→ EXERCISE DESCRIPTION
Line by line, repeat the data below exactly, beginning at the first line and ending at the line with "minimum width=336pt, minimum". Omit pictures.

====== EXERCISE INPUTS

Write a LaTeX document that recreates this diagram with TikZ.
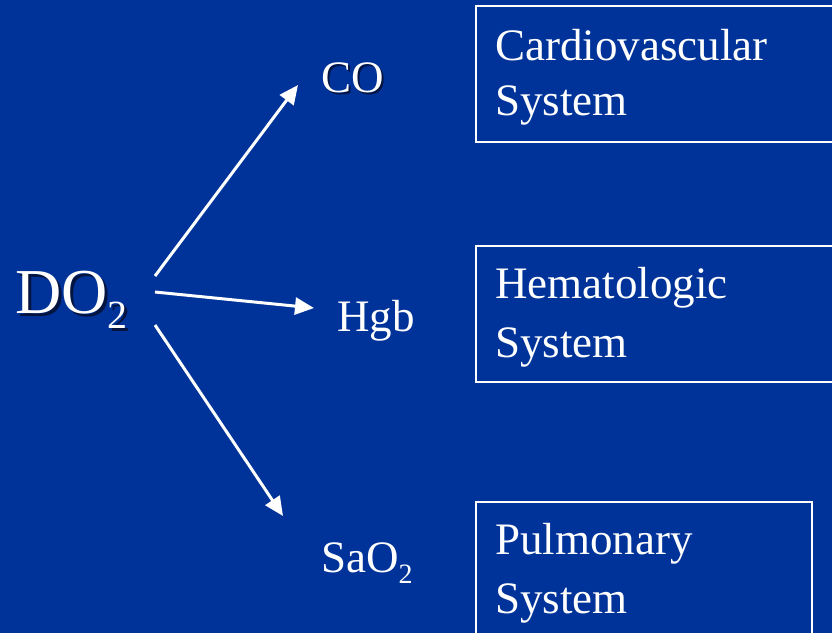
\documentclass[tikz,border=0pt]{standalone}
\usepackage{fontspec}
\setmainfont{Liberation Serif}
\usetikzlibrary{arrows.meta}
\definecolor{slideblue}{RGB}{0,51,153}
\definecolor{shadowblue}{RGB}{5,15,50}
\begin{document}
\begin{tikzpicture}[x=1pt,y=-1pt,
  txt/.style={text=white, inner sep=0pt, anchor=base west, font=\fontsize{45}{45}\selectfont},
  shade/.style={text=shadowblue, opacity=0.85},
  bigtxt/.style={txt, font=\fontsize{64}{64}\selectfont},
  sysbox/.style={draw=white, line width=2pt, inner sep=0pt, anchor=north west},
  flow/.style={draw=white, line width=3pt, -{Triangle[length=19pt 0 0,width=17pt 0 0]}}]
% slide background
\fill[slideblue] (0,0) rectangle (832,633);
\useasboundingbox (0,0) rectangle (832,633);
\clip (0,0) rectangle (832,633);

% system boxes
\node[sysbox, minimum width=380pt, minimum height=136pt] (cardio) at (474.5,5) {};
\node[sysbox, minimum width=380pt, minimum height=136pt] (hema) at (474.5,245) {};
\node[sysbox, minimum width=336pt, minimum height=160pt] (pulm) at (474.5,501) {};

\node[txt] (cardio1) at (495,60) {Cardiovascular};
\node[txt] (cardio2) at (495,115) {System};
\node[txt] (hema1) at (495,298) {Hematologic};
\node[txt] (hema2) at (495,357) {System};
\node[txt] (pulm1) at (495,554) {Pulmonary};
\node[txt] (pulm2) at (495,613) {System};

% DO2 with drop shadow
\node[bigtxt, shade] (do2s) at (18,316) {DO\raisebox{-15pt}{\fontsize{40}{40}\selectfont 2}};
\node[bigtxt] (do2) at (15,313) {DO\raisebox{-15pt}{\fontsize{40}{40}\selectfont 2}};

% determinants
\node[txt, shade] (cos) at (323,94) {CO};
\node[txt] (co) at (321,92) {CO};
\node[txt] (hgb) at (337,331) {Hgb};
\node[txt] (sao2) at (321,572) {SaO\raisebox{-11pt}{\fontsize{28}{28}\selectfont 2}};

% arrow end points
\coordinate (a1) at (155,276);
\coordinate (b1) at (298,85);
\coordinate (a2) at (155,292);
\coordinate (b2) at (314,308);
\coordinate (a3) at (155,325);
\coordinate (b3) at (283,516);

\draw[flow] (a1) -- (b1);
\draw[flow] (a2) -- (b2);
\draw[flow] (a3) -- (b3);
\end{tikzpicture}
\end{document}
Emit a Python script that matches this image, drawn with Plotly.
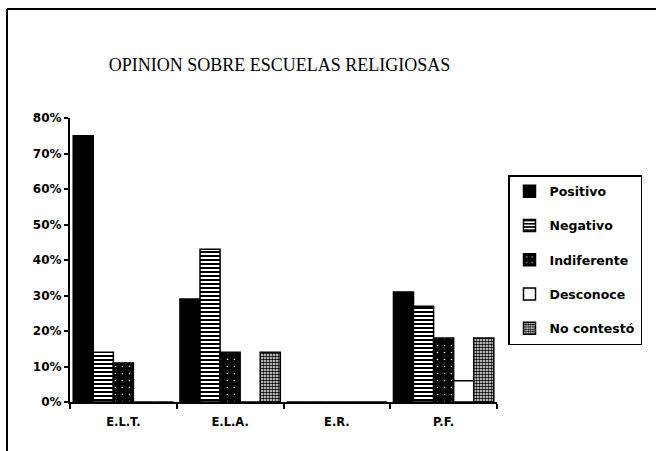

============

→ ANSWER TO THE TASK
Write a LaTeX document that recreates this diagram with TikZ.
\documentclass[tikz,border=0pt]{standalone}
\usepackage{fontspec}
\setmainfont{Liberation Serif}
\usetikzlibrary{arrows.meta}
\definecolor{slideblue}{RGB}{0,51,153}
\definecolor{shadowblue}{RGB}{5,15,50}
\begin{document}
\begin{tikzpicture}[x=1pt,y=-1pt,
  txt/.style={text=white, inner sep=0pt, anchor=base west, font=\fontsize{45}{45}\selectfont},
  shade/.style={text=shadowblue, opacity=0.85},
  bigtxt/.style={txt, font=\fontsize{64}{64}\selectfont},
  sysbox/.style={draw=white, line width=2pt, inner sep=0pt, anchor=north west},
  flow/.style={draw=white, line width=3pt, -{Triangle[length=19pt 0 0,width=17pt 0 0]}}]
% slide background
\fill[slideblue] (0,0) rectangle (832,633);
\useasboundingbox (0,0) rectangle (832,633);
\clip (0,0) rectangle (832,633);

% system boxes
\node[sysbox, minimum width=380pt, minimum height=136pt] (cardio) at (474.5,5) {};
\node[sysbox, minimum width=380pt, minimum height=136pt] (hema) at (474.5,245) {};
\node[sysbox, minimum width=336pt, minimum height=160pt] (pulm) at (474.5,501) {};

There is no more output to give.